A few hours later reports began to come in about the pogrom in Hawara and in the neighboring village of Burin, where hundreds of settlers set fire to buildings and vehicles, and threw stones at the inhabitants and their homes. This was preceded by urgent calls in settlers’ WhatsApp groups to go out to demonstrate and avenge the brothers’ deaths.
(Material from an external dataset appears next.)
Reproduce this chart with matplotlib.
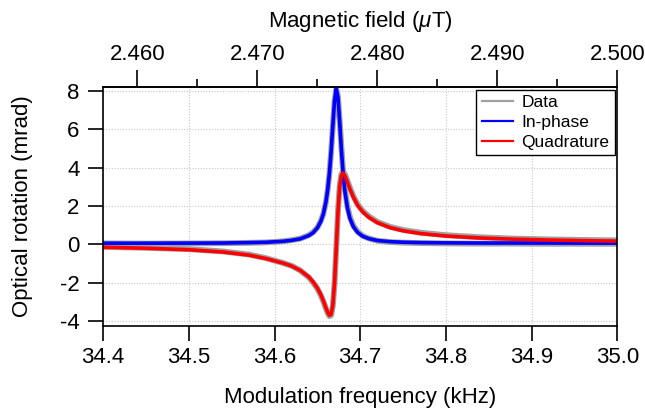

The violent events that erupted that day testify to a failure by the Shin Bet security service, which should have had intelligence of what was expected to happen; a failure by the army, which is the legal sovereign in the West Bank on the ground in those locales and responsible for the inhabitants’ security; and also a failure by the Israel Police, which thus far has not succeeded in gathering evidence concerning those responsible for the rampage, and thus all those who were arrested were eventually released by the court – with the exception of two males (one of them a minor) who were later placed in administrative detention – preventive detention without being formally charged or tried.